The United States is one of the world’s most attractive sports markets, but it is also a country where immigration policy has become central to domestic political conflict. A host nation can have magnificent stadiums and still create uncertainty for people whose passports place them under suspicion. It can offer elite hotels, media centres and broadcast compounds while still failing to guarantee the arrival of someone selected by FIFA itself.
This is where the Artan case becomes larger than one man. If a World Cup referee with official accreditation, continental recognition and reported visa clearance can be turned away days before the tournament, what does that say to fans from restricted countries? What does it say to journalists who may be asked to cover politically sensitive stories? What does it say to support staff whose roles are less visible than a referee’s but no less necessary?
FIFA’s defenders may argue that this is a border-security matter, not a football matter. But that defence collapses under the weight of FIFA’s own model. FIFA chooses hosts not only for stadiums but for the ability to deliver a global tournament. Access is part of delivery. Inclusion is not a slogan to be printed on a banner; it is a logistical condition.
A World Cup that cannot guarantee the presence of its own appointed officials has a problem deeper than public relations.
The silence around referees
There is another reason Artan’s story is so painful: referees rarely get the romance of football.
Players are given origin stories. We learn about the dusty pitches, the first boots, the mother who washed kits, the father who drove to training, the scout who noticed. Referees are treated as functionaries. Their biographies appear only when they make mistakes or break glass ceilings. We rarely ask what kind of person chooses a life in which success is measured by invisibility.
To become a top referee is to accept a strange form of ambition. You train like an athlete but are not cheered like one. You make decisions everyone sees and almost nobody forgives. You spend years climbing through domestic leagues, continental panels, seminars, fitness tests and performance reviews. Then, if you are lucky, FIFA calls.
For Artan, FIFA’s call meant Somalia would be there.

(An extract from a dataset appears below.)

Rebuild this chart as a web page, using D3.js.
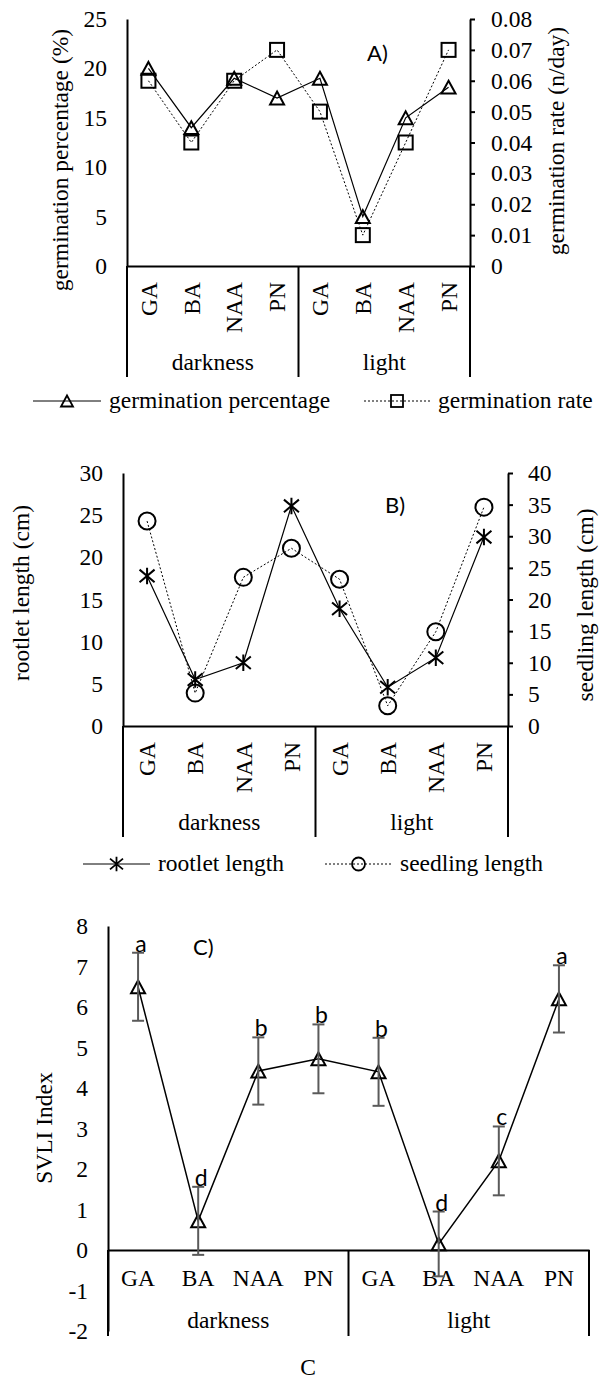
<!DOCTYPE html>
<html>
<head>
<meta charset="utf-8">
<script src="https://cdn.jsdelivr.net/npm/d3@7"></script>
<style>
  body { margin: 0; background: #fff; }
  svg text { font-family: "Liberation Serif", "Times New Roman", serif; font-size: 23.5px; fill: #000; }
  svg text.sans { font-family: Lato, "Open Sans", sans-serif; font-size: 22px; }
</style>
</head>
<body>
<svg id="chart" width="602" height="1382"></svg>
<script>
// --- Data ---
const conditions = ["darkness", "light"];
const treatments = ["GA", "BA", "NAA", "PN"];
const categories = conditions.flatMap(c => treatments.map(t => c + "|" + t));

// panel A
const germPercent = [20, 14, 19, 17, 19, 5, 15, 18.1];
const germRate = [0.06, 0.04, 0.06, 0.07, 0.05, 0.01, 0.04, 0.07];
const germPercentTicks = [0, 5, 10, 15, 20, 25];
const germRateTicks = [0, 0.01, 0.02, 0.03, 0.04, 0.05, 0.06, 0.07, 0.08];

// panel B
const rootletLength = [17.8, 5.5, 7.5, 26.1, 13.9, 4.6, 8.1, 22.4];
const seedlingLength = [32.4, 5.2, 23.5, 28.1, 23.2, 3.2, 14.9, 34.6];
const rootletTicks = [0, 5, 10, 15, 20, 25, 30];
const seedlingTicks = [0, 5, 10, 15, 20, 25, 30, 35, 40];

// panel C
const svli = [6.5, 0.72, 4.42, 4.72, 4.4, 0.15, 2.2, 6.2];
const svliErr = [0.84, 0.84, 0.83, 0.85, 0.84, 0.8, 0.85, 0.83];
const svliLetters = ["a", "d", "b", "b", "b", "d", "c", "a"];
const svliTicks = [-2, -1, 0, 1, 2, 3, 4, 5, 6, 7, 8];

const svg = d3.select("#chart");

// --- marker shapes ---
const triPath = (w, h) => `M0,${-h / 2}L${w / 2},${h / 2}L${-w / 2},${h / 2}Z`;
const starPath = (w, h) => `M${-w / 2},${-h * 0.38}L${w / 2},${h * 0.38}M${-w / 2},${h * 0.38}L${w / 2},${-h * 0.38}M0,${-h / 2}V${h / 2}`;

function drawMarker(g, type, x, y, size, sw) {
    if (type === "tri") {
        g.append("path").attr("d", triPath(size, size * 0.92)).attr("transform", `translate(${x},${y})`)
            .attr("fill", "none").attr("stroke", "#000").attr("stroke-width", sw);
    } else if (type === "sq") {
        g.append("rect").attr("x", x - size / 2).attr("y", y - size / 2).attr("width", size).attr("height", size)
            .attr("fill", "none").attr("stroke", "#000").attr("stroke-width", sw);
    } else if (type === "circle") {
        g.append("circle").attr("cx", x).attr("cy", y).attr("r", size / 2)
            .attr("fill", "none").attr("stroke", "#000").attr("stroke-width", sw);
    } else if (type === "star") {
        g.append("path").attr("d", starPath(size, size * 1.1)).attr("transform", `translate(${x},${y})`)
            .attr("fill", "none").attr("stroke", "#000").attr("stroke-width", sw);
    }
}

// category axis: zero line, labels, separator box and group names
function drawCategoryAxis(x, yZero, boxBottom, rotated, labelY, groupY) {
    const g = svg.append("g").attr("transform", `translate(0,${yZero})`)
        .call(d3.axisBottom(x).tickSize(0).tickSizeOuter(0).tickFormat(d => d.split("|")[1]));
    g.select(".domain").attr("stroke-width", 2);
    if (rotated) {
        g.selectAll(".tick text")
            .attr("transform", "rotate(-90)")
            .attr("x", -16).attr("y", 0).attr("dy", "0.35em")
            .attr("text-anchor", "end");
    } else {
        g.selectAll(".tick text").attr("y", labelY).attr("dy", 0);
    }
    const bounds = [x(categories[0]), x(categories[4]), x.range()[1]];
    bounds.forEach(bx => {
        svg.append("line").attr("x1", bx).attr("x2", bx).attr("y1", yZero).attr("y2", boxBottom)
            .attr("stroke", "#000").attr("stroke-width", 2);
    });
    conditions.forEach((c, i) => {
        svg.append("text")
            .attr("x", (bounds[i] + bounds[i + 1]) / 2)
            .attr("y", groupY)
            .attr("text-anchor", "middle")
            .text(c);
    });
}

function drawLeftAxis(y, xPos, ticks) {
    const g = svg.append("g").attr("transform", `translate(${xPos},0)`)
        .call(d3.axisLeft(y).tickValues(ticks).tickSize(0).tickSizeOuter(0).tickPadding(20).tickFormat(d => String(d)));
    g.select(".domain").attr("stroke-width", 2);
}

function drawRightAxis(y, xPos, ticks, fmt, pad) {
    const g = svg.append("g").attr("transform", `translate(${xPos},0)`)
        .call(d3.axisRight(y).tickValues(ticks).tickSize(5).tickSizeOuter(0).tickPadding(pad).tickFormat(fmt));
    g.select(".domain").attr("stroke-width", 2);
    g.selectAll(".tick line").attr("stroke-width", 2);
}

function rotLabel(x, y, txt) {
    svg.append("text")
        .attr("transform", `translate(${x},${y}) rotate(-90)`)
        .attr("text-anchor", "middle")
        .text(txt);
}

function drawSeries(x, y, values, dashed, marker, size) {
    const cx = (d, i) => x(categories[i]) + x.bandwidth() / 2;
    const line = d3.line().x((d, i) => cx(d, i)).y(d => y(d));
    svg.append("path")
        .datum(values)
        .attr("d", line)
        .attr("fill", "none")
        .attr("stroke", "#000")
        .attr("stroke-width", dashed ? 1 : 1.2)
        .attr("stroke-dasharray", dashed ? "2,2" : null);
    const g = svg.append("g");
    values.forEach((v, i) => drawMarker(g, marker, cx(v, i), y(v), size, 2));
}

function legendItem(x1, x2, y, dashed, marker, size, textX, label) {
    svg.append("line").attr("x1", x1).attr("x2", x2).attr("y1", y).attr("y2", y)
        .attr("stroke", "#000").attr("stroke-width", 1)
        .attr("stroke-dasharray", dashed ? "2,2" : null);
    drawMarker(svg, marker, (x1 + x2) / 2, y, size, 1.8);
    svg.append("text").attr("x", textX).attr("y", y + 7).text(label);
}

// ================= Panel A =================
const xA = d3.scaleBand().domain(categories).range([127, 470]);
const yA = d3.scaleLinear().domain([0, 25]).range([266, 19]);
const yA2 = d3.scaleLinear().domain([0, 0.08]).range([266, 19]);

drawCategoryAxis(xA, 266, 377, true, 0, 370);
drawLeftAxis(yA, 127, germPercentTicks);
drawRightAxis(yA2, 470, germRateTicks, d => d === 0 ? "0" : d.toFixed(2), 16);
rotLabel(68, 160, "germination percentage (%)");
rotLabel(564, 141, "germination rate (n/day)");
drawSeries(xA, yA2, germRate, true, "sq", 14);
drawSeries(xA, yA, germPercent, false, "tri", 14);
svg.append("text").attr("class", "sans").attr("x", 367).attr("y", 61).text("A)");

legendItem(33, 101, 401, false, "tri", 12, 109, "germination percentage");
legendItem(364, 430, 401, true, "sq", 12, 438, "germination rate");

// ================= Panel B =================
const xB = d3.scaleBand().domain(categories).range([123, 508]);
const yB = d3.scaleLinear().domain([0, 30]).range([726, 473]);
const yB2 = d3.scaleLinear().domain([0, 40]).range([726, 473]);

drawCategoryAxis(xB, 726, 837, true, 0, 830);
drawLeftAxis(yB, 123, rootletTicks);
drawRightAxis(yB2, 508, seedlingTicks, d => String(d), 15);
rotLabel(29, 593, "rootlet length (cm)");
rotLabel(593, 605, "seedling length (cm)");
drawSeries(xB, yB2, seedlingLength, true, "circle", 17);
drawSeries(xB, yB, rootletLength, false, "star", 15);
svg.append("text").attr("class", "sans").attr("x", 385).attr("y", 513).text("B)");

legendItem(83, 150, 864, false, "star", 13, 158, "rootlet length");
legendItem(325, 392, 864, true, "circle", 13, 400, "seedling length");

// ================= Panel C =================
const xC = d3.scaleBand().domain(categories).range([108, 589]);
const yC = d3.scaleLinear().domain([-2, 8]).range([1331, 926]);

drawLeftAxis(yC, 108, svliTicks);
drawCategoryAxis(xC, yC(0), 1336, false, 36, 1328);
rotLabel(52, 1128, "SVLI Index");

const cxC = i => xC(categories[i]) + xC.bandwidth() / 2;
svg.append("path")
    .datum(svli)
    .attr("d", d3.line().x((d, i) => cxC(i)).y(d => yC(d)))
    .attr("fill", "none").attr("stroke", "#000").attr("stroke-width", 1.5);

const gC = svg.append("g");
svli.forEach((v, i) => drawMarker(gC, "tri", cxC(i), yC(v), 14, 2));

// error bars
svli.forEach((v, i) => {
    const x = cxC(i), top = yC(v + svliErr[i]), bot = yC(v - svliErr[i]);
    const eb = svg.append("g").attr("stroke", "#5a5a5a").attr("stroke-width", 2);
    eb.append("line").attr("x1", x).attr("x2", x).attr("y1", top).attr("y2", bot);
    eb.append("line").attr("x1", x - 6).attr("x2", x + 6).attr("y1", top).attr("y2", top);
    eb.append("line").attr("x1", x - 6).attr("x2", x + 6).attr("y1", bot).attr("y2", bot);
    svg.append("text").attr("class", "sans")
        .attr("x", x + 3).attr("y", top - 1)
        .attr("text-anchor", "middle")
        .style("font-size", "23px")
        .text(svliLetters[i]);
});

svg.append("text").attr("class", "sans").attr("x", 193).attr("y", 955).text("C)");
svg.append("text").attr("x", 308).attr("y", 1375).attr("text-anchor", "middle").text("C");
</script>
</body>
</html>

Not as a team, not yet, but as authority. A Somali whistle, Somali judgment, Somali calm, Somali presence on the sport’s most watched stage.
That symbolism should not be sentimentalised, but neither should it be dismissed. Representation does not build pitches by itself. It does not end conflict, fund youth academies or professionalise leagues. But symbols matter because young people build ambitions from what they can see. When Somalia’s president described Artan as an inspiration for a new generation of Somalis, he was speaking to that power. [16]
The cruelty of this story is that the image was formed and then withdrawn. Somalia had already imagined the moment: Artan walking out with the ball under his arm, flanked by assistants, surrounded by the theatre of the World Cup anthem. Then the image ended in an airport room.
The border as final VAR
There is a bleak football metaphor in all this. Artan had passed the on-field tests. CAF had judged him. FIFA had selected him. The football process had awarded the goal.
Then came an external review. Not from VAR, not from a refereeing committee, not from Collina or CAF assessors, but from a state border system operating by different laws and different incentives. The decision was not explained in football terms because it was not a football decision. Yet it overruled football entirely.
This is the tension FIFA has never resolved. The organisation wants the prestige of sovereign states and the freedom of a private corporation. It wants government guarantees but also plausible distance from government decisions. It wants to sell the World Cup as humanity’s common festival while awarding it to political jurisdictions that may exclude parts of that humanity.
There may be no perfect host. But there are better and worse risks. A serious bidding process should treat access not as paperwork but as a central pillar of tournament integrity. If the host cannot guarantee the participation of qualified and accredited people, that failure should carry consequences. Not just embarrassment. Consequences.
Otherwise, inclusion becomes ornamental. A word for opening ceremonies, not airport terminals.
What was lost
It is tempting to turn Artan into a symbol and leave him there. But that would repeat one of football’s familiar sins: using individuals as props in institutional arguments.
So return to the man.
He released a dignified statement after the decision. “Despite the circumstances,” he said, “I am in a positive mood and I am focused on the next challenges in my refereeing career.” He thanked FIFA and CAF for their support, promised to maintain his standards, thanked the football family for its messages and wished his colleagues success at the World Cup.
There is grace in that response. There is also a sadness that should not be polished away. A referee’s World Cup window is narrow. Selection is never guaranteed. Form, politics, age, fitness, confederation balance and one bad match can alter a career. Artan may return to future tournaments. He may yet officiate at another FIFA event. He may continue to be one of Africa’s finest referees for years. But this particular history Somalia’s first World Cup referee in 2026 has been taken from him.
And from Somalia.
Football will move on quickly. The tournament will begin. There will be opening ceremonies, television montages, tactical debates, refereeing controversies, corporate slogans, celebrity appearances, heat concerns, ticket arguments and goals that swallow the news cycle. Somewhere, another official will take the match Artan might have had. The machine will continue.
But the machine should not be allowed to erase the question his absence leaves behind.
What is the World Cup if the world cannot get in?
For FIFA, the answer will probably be managerial: host governments decide immigration; the tournament proceeds; all relevant stakeholders remain committed to inclusion. For U.S. authorities, the answer will remain security-based: admissibility is determined case by case using available law-enforcement, immigration and national-security information. For Somalia, the answer will be more personal: one of its own earned the right to stand on football’s biggest stage and was denied the chance to do so.
For Artan, perhaps the answer is simpler and harder. He did everything football asked him to do. He rose through the leagues. He earned his badge. He took the difficult appointments. He represented a country whose football has had to fight for every inch of normality. He became the best male referee in Africa. He was selected for the World Cup.
Then, at the last gate, the whistle was taken from his hand.
That is not just a visa story. It is a broken promise.